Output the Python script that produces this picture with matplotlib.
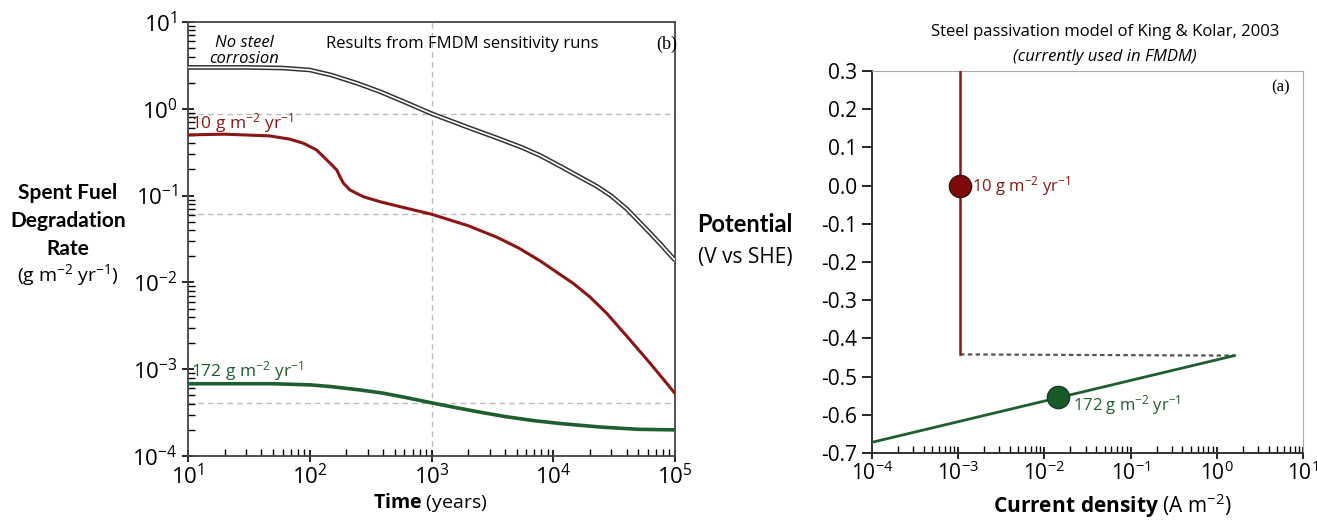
import numpy as np
import matplotlib
matplotlib.use('Agg')
import matplotlib.pyplot as plt

plt.rcParams['font.family'] = ['Open Sans', 'DejaVu Sans']
plt.rcParams['mathtext.fontset'] = 'custom'
plt.rcParams['mathtext.rm'] = 'Open Sans'
plt.rcParams['mathtext.it'] = 'Open Sans:italic'
plt.rcParams['mathtext.bf'] = 'Open Sans:bold'
plt.rcParams['mathtext.default'] = 'regular'
plt.rcParams['axes.unicode_minus'] = False

RED = '#8b1616'
GREEN = '#1e5e30'
GRID = '#bdbdbd'

# (b) degradation rate vs time, g m-2 yr-1
t_nosteel = [10, 30, 60, 100, 150, 250, 380, 600, 1000, 2000, 3470, 5500,
             7800, 12000, 23000, 30000, 40200, 62500, 80000, 100000]
r_nosteel = [3.0, 3.0, 2.95, 2.8, 2.45, 1.95, 1.57, 1.2, 0.88, 0.61, 0.46,
             0.36, 0.29, 0.21, 0.127, 0.099, 0.070, 0.037, 0.0255, 0.018]

t_10g = [10, 20, 47, 69, 89, 114, 147, 167, 177, 189, 214, 276, 378, 552,
         1000, 2000, 3470, 5200, 7800, 14650, 20000, 27500, 40200, 62500,
         80000, 100000]
r_10g = [0.50, 0.51, 0.487, 0.446, 0.40, 0.335, 0.236, 0.197, 0.165, 0.139,
         0.116, 0.097, 0.085, 0.0745, 0.061, 0.045, 0.033, 0.0249, 0.0177,
         0.0097, 0.0068, 0.0044, 0.0024, 0.00117, 7.7e-4, 5.25e-4]

t_172g = [10, 50, 100, 150, 250, 400, 600, 1000, 1600, 2500, 4000, 7000,
          12000, 25000, 50000, 100000]
r_172g = [6.8e-4, 6.8e-4, 6.6e-4, 6.3e-4, 5.8e-4, 5.3e-4, 4.75e-4, 4.1e-4,
          3.6e-4, 3.2e-4, 2.85e-4, 2.55e-4, 2.35e-4, 2.15e-4, 2.03e-4, 2.0e-4]

t_ref = 1000
rate_ref = [0.88, 0.061, 4.1e-4]

# (a) passivation model, potential (V vs SHE) vs current density (A m-2)
i_passive = [1.05e-3, 1.05e-3]
e_passive = [0.3, -0.442]
i_link = [1.05e-3, 1.6]
e_link = [-0.442, -0.445]
i_active = [1e-4, 1.6]
e_active = [-0.672, -0.445]
pt_10g = (1.05e-3, 0.0)
pt_172g = (0.0145, -0.553)

fig = plt.figure(figsize=(13.17, 5.22), dpi=100)
W, H = 1317.0, 522.0

ax1 = fig.add_axes([188 / W, 1 - 456 / H, 487 / W, 434 / H])
ax1.set_xscale('log')
ax1.set_yscale('log')
ax1.set_xlim(10, 1e5)
ax1.set_ylim(1e-4, 10)

for r in rate_ref:
    ax1.axhline(r, color=GRID, lw=1, dashes=(4, 3), zorder=1)
ax1.axvline(t_ref, color=GRID, lw=1, dashes=(4, 3), zorder=1)

ax1.plot(t_nosteel, r_nosteel, color='#333333', lw=3.4, solid_capstyle='butt',
         solid_joinstyle='round', zorder=3)
ax1.plot(t_nosteel, r_nosteel, color='white', lw=1.2, solid_capstyle='butt',
         solid_joinstyle='round', zorder=4)
ax1.plot(t_10g, r_10g, color=RED, lw=2.2, solid_joinstyle='round', zorder=3)
ax1.plot(t_172g, r_172g, color=GREEN, lw=2.6, solid_joinstyle='round', zorder=3)

ax1.text(29, 4.6, 'No steel\ncorrosion', style='italic', fontsize=12,
         ha='center', va='center', linespacing=1.0)
ax1.text(1780, 5.6, 'Results from FMDM sensitivity runs', fontsize=12,
         ha='center', va='center')
ax1.text(85000, 5.6, '(b)', family='Liberation Serif', fontsize=13,
         ha='center', va='center')
ax1.text(10.6, 0.68, '10 g m$^{-2}$ yr$^{-1}$', color=RED, fontsize=12.5,
         ha='left', va='center')
ax1.text(10.6, 9.4e-4, '172 g m$^{-2}$ yr$^{-1}$', color=GREEN, fontsize=12.5,
         ha='left', va='center')

for s in ['top', 'right', 'left', 'bottom']:
    ax1.spines[s].set_color('#444444')
    ax1.spines[s].set_linewidth(1.3)
ax1.tick_params(which='major', direction='inout', length=8, width=1.2,
                labelsize=16, top=False, right=False)
ax1.tick_params(which='minor', direction='in', length=5, width=1.0,
                top=False, right=False)
ax1.tick_params(axis='x', pad=2)

ax2 = fig.add_axes([872 / W, 1 - 453 / H, 431 / W, 382 / H])
ax2.set_xscale('log')
ax2.set_xlim(1e-4, 10)
ax2.set_ylim(-0.7, 0.3)
ax2.set_yticks(np.arange(-0.7, 0.31, 0.1))
ax2.yaxis.set_major_formatter(
    matplotlib.ticker.FuncFormatter(lambda v, p: f'{round(v, 1) + 0:.1f}'))

ax2.plot(i_link, e_link, color='#555555', lw=1.6, dashes=(2, 1.5), zorder=2)
ax2.plot(i_passive, e_passive, color=RED, lw=1.8, zorder=3)
ax2.plot(i_active, e_active, color=GREEN, lw=2.0, zorder=3)
ax2.plot(*pt_10g, 'o', ms=16, mfc='#7e0a0a', mec='#3a1010', mew=1.0, zorder=5)
ax2.plot(*pt_172g, 'o', ms=16, mfc='#1a5a2a', mec='#163a1e', mew=1.0, zorder=5)

ax2.text(1.45e-3, 0.0, '10 g m$^{-2}$ yr$^{-1}$', color=RED, fontsize=12,
         ha='left', va='center')
ax2.text(0.0214, -0.574, '172 g m$^{-2}$ yr$^{-1}$', color=GREEN, fontsize=12,
         ha='left', va='center')
ax2.text(0.947, 0.958, '(a)', transform=ax2.transAxes, family='Liberation Serif',
         fontsize=12, ha='center', va='center')

ax2.spines['top'].set_color('#aaaaaa')
ax2.spines['right'].set_color('#aaaaaa')
ax2.spines['left'].set_color('#333333')
ax2.spines['bottom'].set_color('#333333')
for s in ['left', 'bottom']:
    ax2.spines[s].set_linewidth(1.4)
ax2.tick_params(axis='y', which='major', direction='out', length=7, width=1.2,
                labelsize=15, right=False)
ax2.tick_params(axis='x', which='major', direction='inout', length=8, width=1.2,
                labelsize=15, top=False, pad=2)
ax2.tick_params(axis='x', which='minor', direction='in', length=5, width=1.0,
                top=False)

fig.text(1105 / W, 1 - 32 / H, 'Steel passivation model of King & Kolar, 2003',
         fontsize=12, ha='center', va='center')
fig.text(1105 / W, 1 - 57 / H, '(currently used in FMDM)', style='italic',
         fontsize=12, ha='center', va='center')

# axis titles
for txt, y in [('Spent Fuel', 193), ('Degradation', 221), ('Rate', 249)]:
    fig.text(68 / W, 1 - y / H, txt, family='Lato', weight='bold', fontsize=15,
             ha='center', va='center')
fig.text(68 / W, 1 - 275 / H, '(g m$^{-2}$ yr$^{-1}$)', fontsize=14,
         ha='center', va='center')
fig.text(745 / W, 1 - 224 / H, 'Potential', family='Lato', weight='bold',
         fontsize=17, ha='center', va='center')
fig.text(745 / W, 1 - 258 / H, '(V vs SHE)', fontsize=15, ha='center', va='center')
fig.text(430 / W, 1 - 503 / H, r'$\mathbf{Time}$ (years)', fontsize=14,
         ha='center', va='center')
fig.text(1112 / W, 1 - 506 / H, r'$\mathbf{Current\ density}$ (A m$^{-2}$)',
         fontsize=15, ha='center', va='center')

fig.savefig('out.png', dpi=100)
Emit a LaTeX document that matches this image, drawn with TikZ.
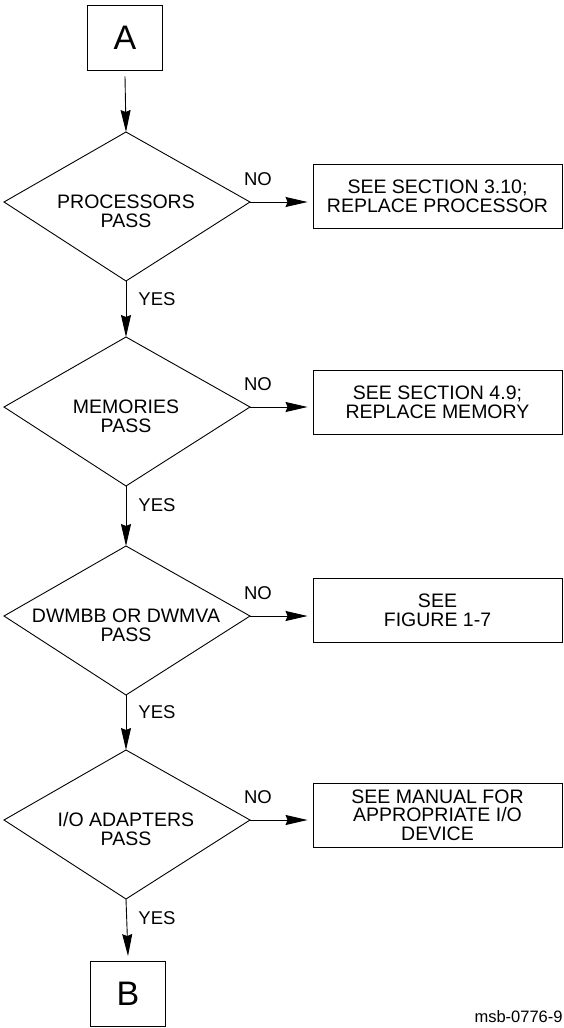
\documentclass[tikz,border=0pt]{standalone}
\usepackage{fontspec}
\setmainfont{Liberation Sans}
\usetikzlibrary{arrows.meta}
\begin{document}
\begin{tikzpicture}[x=1pt,y=-1pt,
  line width=0.9pt,
  flow/.style={-{Stealth[length=22pt,width=10pt,inset=2pt]}},
  term/.style={draw, minimum width=75pt, minimum height=65pt, inner sep=0pt,
    font=\fontsize{34}{36}\selectfont},
  decision/.style={align=center, inner sep=0pt, font=\fontsize{19.5}{19.4}\selectfont},
  action/.style={draw, align=center, minimum width=249pt, minimum height=64pt,
    inner sep=0pt, font=\fontsize{19.5}{18.6}\selectfont},
  tag/.style={inner sep=0pt, font=\fontsize{18.5}{20}\selectfont}]
\useasboundingbox (0,0) rectangle (564,1028);

% start and end connectors
\node[term] (A) at (125,37.5) {A};
\node[term] (B) at (128,994) {B};

% decision diamonds: top, right, bottom and left corners
\foreach \n/\cy in {d1/202, d2/407, d3/616, d4/820} {
  \coordinate (\n t) at (126,\cy-70);
  \coordinate (\n r) at (250,\cy);
  \coordinate (\n b) at (126,\cy+79);
  \coordinate (\n l) at (4,\cy);
  \draw (\n t) -- (\n r) -- (\n b) -- (\n l) -- cycle;
}

\node[decision] (q1) at (126,211) {PROCESSORS\\PASS};
\node[decision] (q2) at (126,416) {MEMORIES\\PASS};
\node[decision] (q3) at (126,625) {DWMBB OR DWMVA\\PASS};
\node[decision] (q4) at (126,829) {I/O ADAPTERS\\PASS};

% actions taken on failure
\node[action] (r1) at (437.5,196.5) {SEE SECTION 3.10;\\REPLACE PROCESSOR};
\node[action] (r2) at (437.5,402) {SEE SECTION 4.9;\\REPLACE MEMORY};
\node[action] (r3) at (437.5,610) {SEE\\FIGURE 1-7};
\node[action] (r4) at (437.5,815) {SEE MANUAL FOR\\APPROPRIATE I/O\\DEVICE};

% main flow
\draw[flow] ([yshift=-6pt]A.south) -- (d1t);
\draw[flow] (d1b) -- (d2t);
\draw[flow] (d2b) -- (d3t);
\draw[flow] (d3b) -- (d4t);
\draw[flow] (d4b) -- ([yshift=5pt]B.north);

% failure branches
\foreach \i in {1,2,3,4} {
  \draw[flow, shorten >=5pt] (d\i r) -- (d\i r -| r\i.west);
}

% branch labels
\node[tag] (no1) at (258,179.5) {NO};
\node[tag] (no2) at (258,384.5) {NO};
\node[tag] (no3) at (258,593.5) {NO};
\node[tag] (no4) at (258,797.5) {NO};
\node[tag] (yes1) at (157,299) {YES};
\node[tag] (yes2) at (157,505) {YES};
\node[tag] (yes3) at (157,712) {YES};
\node[tag] (yes4) at (157,918) {YES};

% figure number
\node[anchor=base east, inner sep=0pt, font=\fontsize{16.5}{18}\selectfont] (fig) at (563,1022) {msb-0776-9};
\end{tikzpicture}
\end{document}
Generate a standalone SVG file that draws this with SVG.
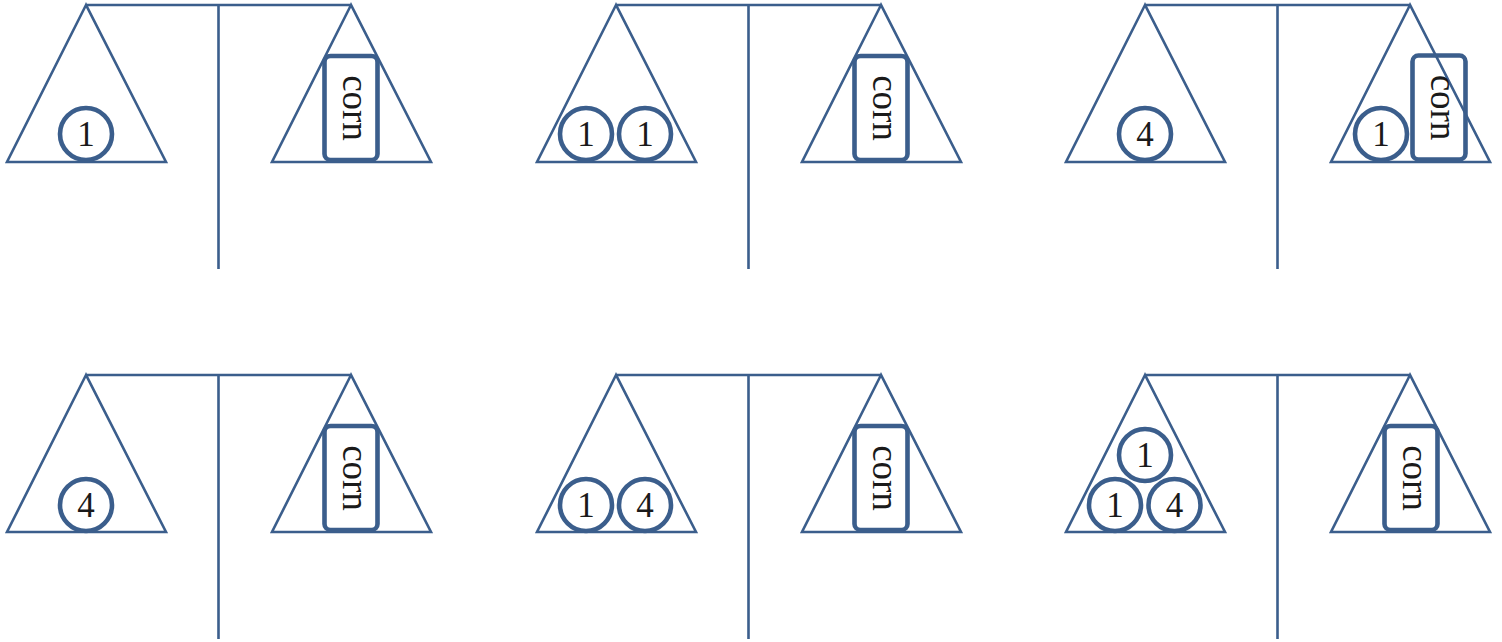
<svg xmlns="http://www.w3.org/2000/svg" xmlns:xlink="http://www.w3.org/1999/xlink" width="1502" height="642" viewBox="0 0 1502 642">
<style>
.ln{fill:none;stroke:#3b5e8c;stroke-width:2.6;stroke-linejoin:miter}
.wt{fill:none;stroke:#3b5e8c;stroke-width:4.6}
.num{font-family:"Liberation Serif","DejaVu Serif",serif;font-size:35px;fill:#1a1a1a;text-anchor:middle}
.crn{font-family:"Liberation Serif","DejaVu Serif",serif;font-size:37px;fill:#1a1a1a;text-anchor:middle}
</style>
<defs>
<g id="frame">
<path class="ln" d="M86,5 H351 M218.5,5 V269 M86,5 L7,162 H166 Z M351,5 L272,162 H431 Z"/>
</g>
<g id="corn">
<rect class="wt" x="-26.5" y="-52" width="53" height="104" rx="6"/>
<text class="crn" transform="rotate(90)" x="0" y="8.5">corn</text>
</g>
</defs>
<g id="connectors">
<use id="balance1" xlink:href="#frame"/>
<use id="balance2" xlink:href="#frame" transform="translate(530,0)"/>
<use id="balance3" xlink:href="#frame" transform="translate(1059,0)"/>
<use id="balance4" xlink:href="#frame" transform="translate(0,370)"/>
<use id="balance5" xlink:href="#frame" transform="translate(530,370)"/>
<use id="balance6" xlink:href="#frame" transform="translate(1059,370)"/>
</g>
<!-- row 1 -->
<g id="w1a"><circle class="wt" cx="86" cy="134" r="26"/><text class="num" x="86" y="146">1</text></g>
<g id="c1" transform="translate(351,108)"><use xlink:href="#corn"/></g>
<g id="w2a"><circle class="wt" cx="586" cy="134" r="26"/><text class="num" x="586" y="146">1</text></g>
<g id="w2b"><circle class="wt" cx="645" cy="134" r="26"/><text class="num" x="645" y="146">1</text></g>
<g id="c2" transform="translate(881,108)"><use xlink:href="#corn"/></g>
<g id="w3a"><circle class="wt" cx="1145" cy="134" r="26"/><text class="num" x="1145" y="146">4</text></g>
<g id="w3b"><circle class="wt" cx="1381" cy="134" r="26"/><text class="num" x="1381" y="146">1</text></g>
<g id="c3" transform="translate(1439,107.5)"><use xlink:href="#corn"/></g>
<!-- row 2 -->
<g id="w4a"><circle class="wt" cx="86" cy="505" r="26"/><text class="num" x="86" y="517">4</text></g>
<g id="c4" transform="translate(351,478)"><use xlink:href="#corn"/></g>
<g id="w5a"><circle class="wt" cx="586" cy="505" r="26"/><text class="num" x="586" y="517">1</text></g>
<g id="w5b"><circle class="wt" cx="645" cy="505" r="26"/><text class="num" x="645" y="517">4</text></g>
<g id="c5" transform="translate(881,478)"><use xlink:href="#corn"/></g>
<g id="w6a"><circle class="wt" cx="1115" cy="505" r="26"/><text class="num" x="1115" y="517">1</text></g>
<g id="w6b"><circle class="wt" cx="1174.5" cy="505" r="26"/><text class="num" x="1174.5" y="517">4</text></g>
<g id="w6c"><circle class="wt" cx="1145" cy="455" r="26"/><text class="num" x="1145" y="467">1</text></g>
<g id="c6" transform="translate(1411,478)"><use xlink:href="#corn"/></g>
</svg>
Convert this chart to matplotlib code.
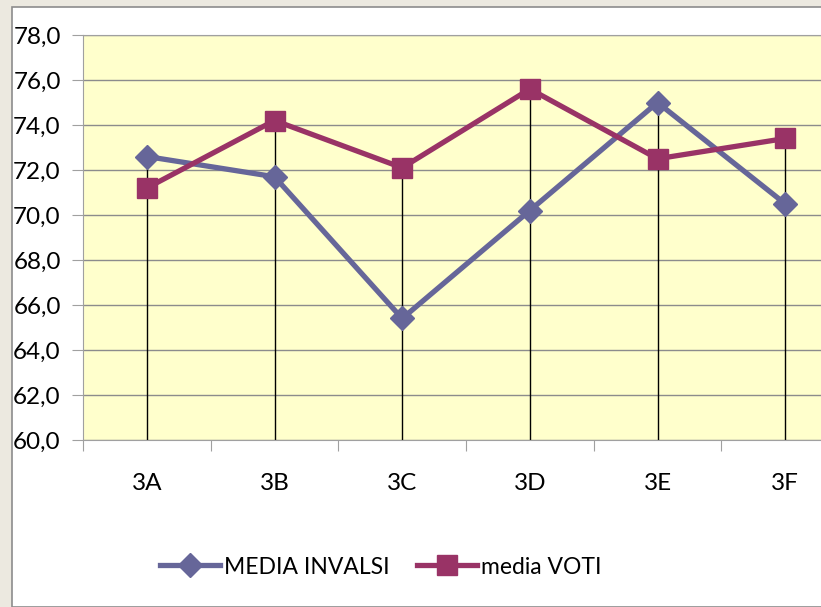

::::

### JOB
Return only the lines from the start of the data through the line that contains "GRID = '#bdbdbd'", please, copying them exactly and omitting all pictures.

### THE REPLY
Output the Python script that produces this picture with matplotlib.
import numpy as np
import matplotlib
matplotlib.use('Agg')
import matplotlib.pyplot as plt

plt.rcParams['font.family'] = ['Open Sans', 'DejaVu Sans']
plt.rcParams['mathtext.fontset'] = 'custom'
plt.rcParams['mathtext.rm'] = 'Open Sans'
plt.rcParams['mathtext.it'] = 'Open Sans:italic'
plt.rcParams['mathtext.bf'] = 'Open Sans:bold'
plt.rcParams['mathtext.default'] = 'regular'
plt.rcParams['axes.unicode_minus'] = False

RED = '#8b1616'
GREEN = '#1e5e30'
GRID = '#bdbdbd'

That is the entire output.